### Directions
Would you copy the records below, exactly and only from their first line through the line containing "x = np.arange(len(diametros))", without any pictures?

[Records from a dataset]
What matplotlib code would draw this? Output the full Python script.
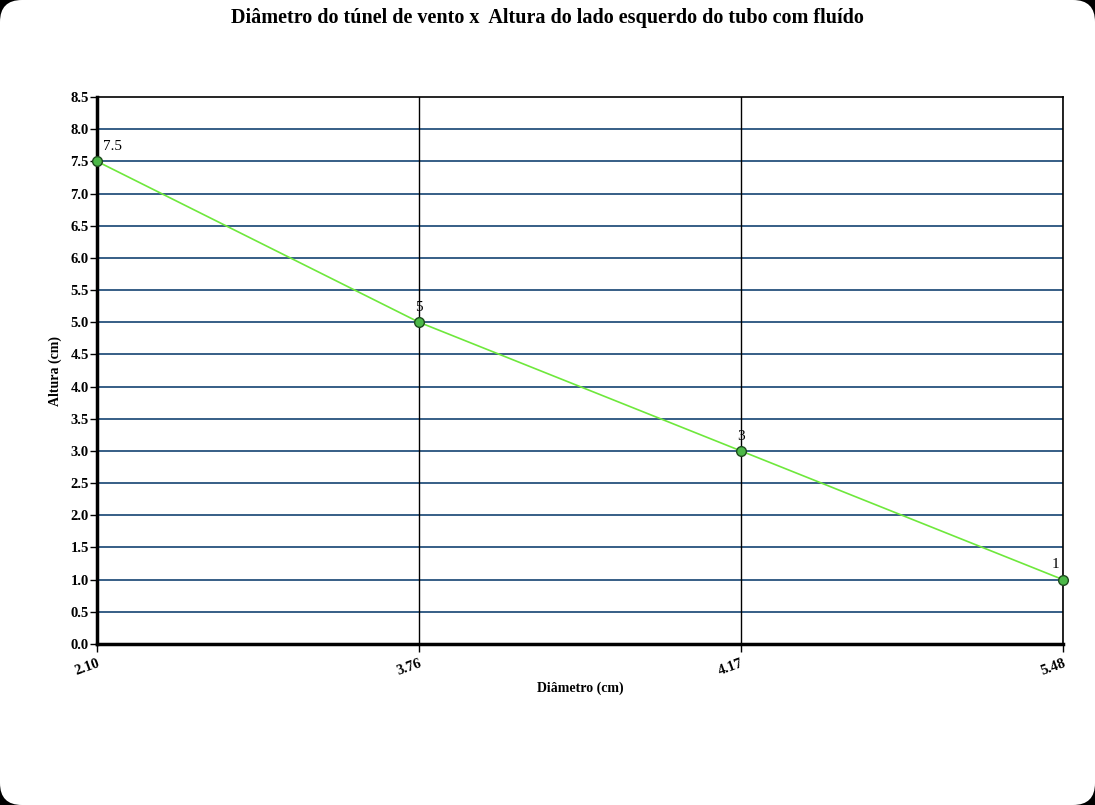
import numpy as np
import matplotlib.pyplot as plt
from matplotlib.patches import FancyBboxPatch

# Chart data
diametros = ['2.10', '3.76', '4.17', '5.48']
alturas = [7.5, 5, 3, 1]
rotulos = ['7.5', '5', '3', '1']

plt.rcParams['font.family'] = ['Liberation Serif', 'DejaVu Serif']

fig = plt.figure(figsize=(10.95, 8.05), dpi=100, facecolor='black')

# White rounded background
bg = FancyBboxPatch((0.0, 0.0), 1.0, 1.0, boxstyle='round,pad=0,rounding_size=0.02',
                    transform=fig.transFigure, facecolor='white', edgecolor='none',
                    mutation_aspect=1095 / 805, zorder=-10)
fig.patches.append(bg)

ax = fig.add_axes([0.0886, 0.2, 0.8822, 0.6795])
ax.set_facecolor('white')

x = np.arange(len(diametros))

# Grid lines
for yv in np.arange(0.5, 8.5, 0.5):
    ax.axhline(yv, color='#003366', lw=1.1, zorder=1)
for xv in x[1:]:
    ax.axvline(xv, color='black', lw=1.0, zorder=1)

ax.plot(x, alturas, color='#6ee83c', lw=1.2, zorder=3)
ax.plot(x, alturas, 'o', ms=7, mfc='#4cb848', mec='#1e4a1e', mew=1.0, zorder=4,
        clip_on=False)

offsets = [(4, 6, 'left'), (0, 6, 'center'), (0, 6, 'center'), (-3, 6, 'right')]
for xi, yi, lab, (dx, dy, ha) in zip(x, alturas, rotulos, offsets):
    ax.annotate(lab, (xi, yi), xytext=(dx, dy), textcoords='offset points',
                ha=ha, va='bottom', fontsize=11, color='black', zorder=5)

ax.set_xlim(0, 3)
ax.set_ylim(0, 8.5)
ax.set_xticks(x)
ax.set_xticklabels(diametros, rotation=20, fontsize=10.5, fontweight='bold',
                   ha='right', rotation_mode='anchor')
ax.set_yticks(np.arange(0, 8.51, 0.5))
ax.set_yticklabels(['%.1f' % v for v in np.arange(0, 8.51, 0.5)], fontsize=10.5,
                   fontweight='bold')
ax.tick_params(axis='x', length=6, width=1, pad=3)
ax.tick_params(axis='y', length=5, width=1, pad=1)

for s in ['left', 'bottom']:
    ax.spines[s].set_linewidth(2.5)
for s in ['top', 'right']:
    ax.spines[s].set_linewidth(1.2)

ax.set_xlabel('Diâmetro (cm)', fontsize=10, fontweight='bold', labelpad=3)
ax.set_ylabel('Altura (cm)', fontsize=10, fontweight='bold', labelpad=6)

fig.text(0.5, 0.99, 'Diâmetro do túnel de vento x  Altura do lado esquerdo do tubo com fluído',
         ha='center', va='top', fontsize=14.5, fontweight='bold')

fig.savefig('out.png', dpi=100, facecolor='black')
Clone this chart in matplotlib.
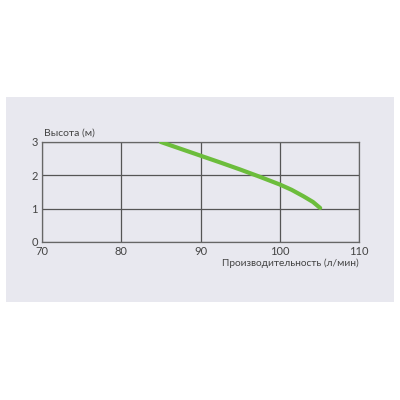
import matplotlib
matplotlib.use("Agg")
import matplotlib.pyplot as plt
from matplotlib.patches import Rectangle
import numpy as np

flow = [85.0, 87.5, 90.0, 92.5, 95.0, 97.5, 100.0, 101.5, 103.0, 104.2, 105.1]
head = [3.0, 2.795, 2.59, 2.385, 2.175, 1.955, 1.725, 1.565, 1.37, 1.2, 1.02]
xticks = [70, 80, 90, 100, 110]
yticks = [0, 1, 2, 3]

plt.rcParams['font.family'] = ['Lato', 'DejaVu Sans']
fig = plt.figure(figsize=(4, 4), dpi=100, facecolor='white')
fig.patches.append(Rectangle((6/400, 1-302/400), 388/400, 205/400,
                             transform=fig.transFigure, facecolor='#e8e8ef',
                             edgecolor='none', zorder=-10))
ax = fig.add_axes([42/400, 1-242/400, 317/400, 100/400])
ax.set_zorder(5)
ax.set_facecolor('none')
ax.set_xlim(70, 110)
ax.set_ylim(0, 3)
ax.set_xticks(xticks)
ax.set_yticks(yticks)
ax.grid(True, color='#555555', linewidth=0.9)
for s in ax.spines.values():
    s.set_color('#666666')
    s.set_linewidth(0.9)
ax.tick_params(length=0, labelsize=8, colors='#444444', pad=3)
ax.plot(flow, head, color='#6cbd3c', linewidth=3.0, solid_capstyle='round',
        solid_joinstyle='round', zorder=3)
ax.text(0.005, 1.04, 'Высота (м)', transform=ax.transAxes, fontsize=7.5,
        color='#444444', ha='left', va='bottom')
ax.text(1.0, -0.16, 'Производительность (л/мин)', transform=ax.transAxes, fontsize=7.3,
        color='#444444', ha='right', va='top')
fig.savefig('out.png', dpi=100, facecolor='white')
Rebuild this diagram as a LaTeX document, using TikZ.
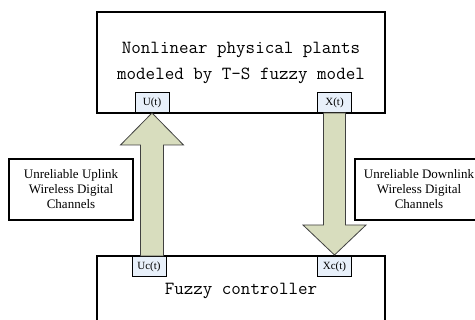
\documentclass[tikz,border=0pt]{standalone}
\usepackage{fontspec}
\setmainfont{Liberation Serif}
\usepackage{xcolor}
\usepackage{tikz}
\usetikzlibrary{positioning, calc}

\definecolor{chanfill}{RGB}{216,221,190}
\definecolor{portfill}{RGB}{232,240,250}

\begin{document}
\begin{tikzpicture}[x=1pt, y=-1pt,
    mainbox/.style={draw, line width=1.6pt, minimum width=288pt, align=center,
      font=\ttfamily\fontsize{18.5}{26}\selectfont},
    port/.style={draw, line width=1pt, fill=portfill, minimum width=34pt, minimum height=20pt,
      inner sep=0pt, font=\fontsize{11}{12}\selectfont},
    label/.style={draw, line width=1.4pt, fill=white, minimum height=61pt, align=center,
      inner sep=0pt, font=\fontsize{13}{15}\selectfont},
    chan/.style={draw=black!75, line width=0.8pt, fill=chanfill, line join=miter}]
  \useasboundingbox (0,0) rectangle (475,320);
  % plant and controller
  \node[mainbox, minimum height=101pt] (plant) at (241,62.5) {Nonlinear physical plants\\modeled by T-S fuzzy model};
  \node[mainbox, minimum height=70pt] (ctrl) at (241,291) {Fuzzy controller};
  % ports
  \node[port, anchor=south] (u) at (152,113) {U(t)};
  \node[port, anchor=south] (x) at (334.5,113) {X(t)};
  \node[port, anchor=north] (uc) at (149,256) {Uc(t)};
  \node[port, anchor=north] (xc) at (334.5,256) {Xc(t)};
  % channel boxes
  \node[label, minimum width=124pt] (up) at (71,189.5) {Unreliable Uplink\\Wireless Digital\\Channels};
  \node[label, minimum width=128pt] (down) at (419,189.5) {Unreliable Downlink\\Wireless Digital\\Channels};
  % uplink arrow
  \draw[chan] ($(u.south |- uc.north)+(-11.5,0)$) -- ($(u.south)+(-11.5,32)$) -- ++(-20,0)
    -- (u.south) -- ($(u.south)+(31.5,32)$) -- ++(-20,0) -- ($(u.south |- uc.north)+(11.5,0)$) -- cycle;
  % downlink arrow
  \draw[chan] ($(x.south)+(-11,0)$) -- ($(x.south |- xc.north)+(-11,-31)$) -- ++(-20.5,0)
    -- ($(xc.north)+(0,-1)$) -- ($(x.south |- xc.north)+(31.5,-31)$) -- ++(-20.5,0) -- ($(x.south)+(11,0)$) -- cycle;
\end{tikzpicture}
\end{document}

### Solution
What matplotlib code would draw this? Output the full Python script.
import numpy as np
import matplotlib.pyplot as plt
from matplotlib.patches import FancyBboxPatch

# Chart data
diametros = ['2.10', '3.76', '4.17', '5.48']
alturas = [7.5, 5, 3, 1]
rotulos = ['7.5', '5', '3', '1']

plt.rcParams['font.family'] = ['Liberation Serif', 'DejaVu Serif']

fig = plt.figure(figsize=(10.95, 8.05), dpi=100, facecolor='black')

# White rounded background
bg = FancyBboxPatch((0.0, 0.0), 1.0, 1.0, boxstyle='round,pad=0,rounding_size=0.02',
                    transform=fig.transFigure, facecolor='white', edgecolor='none',
                    mutation_aspect=1095 / 805, zorder=-10)
fig.patches.append(bg)

ax = fig.add_axes([0.0886, 0.2, 0.8822, 0.6795])
ax.set_facecolor('white')

x = np.arange(len(diametros))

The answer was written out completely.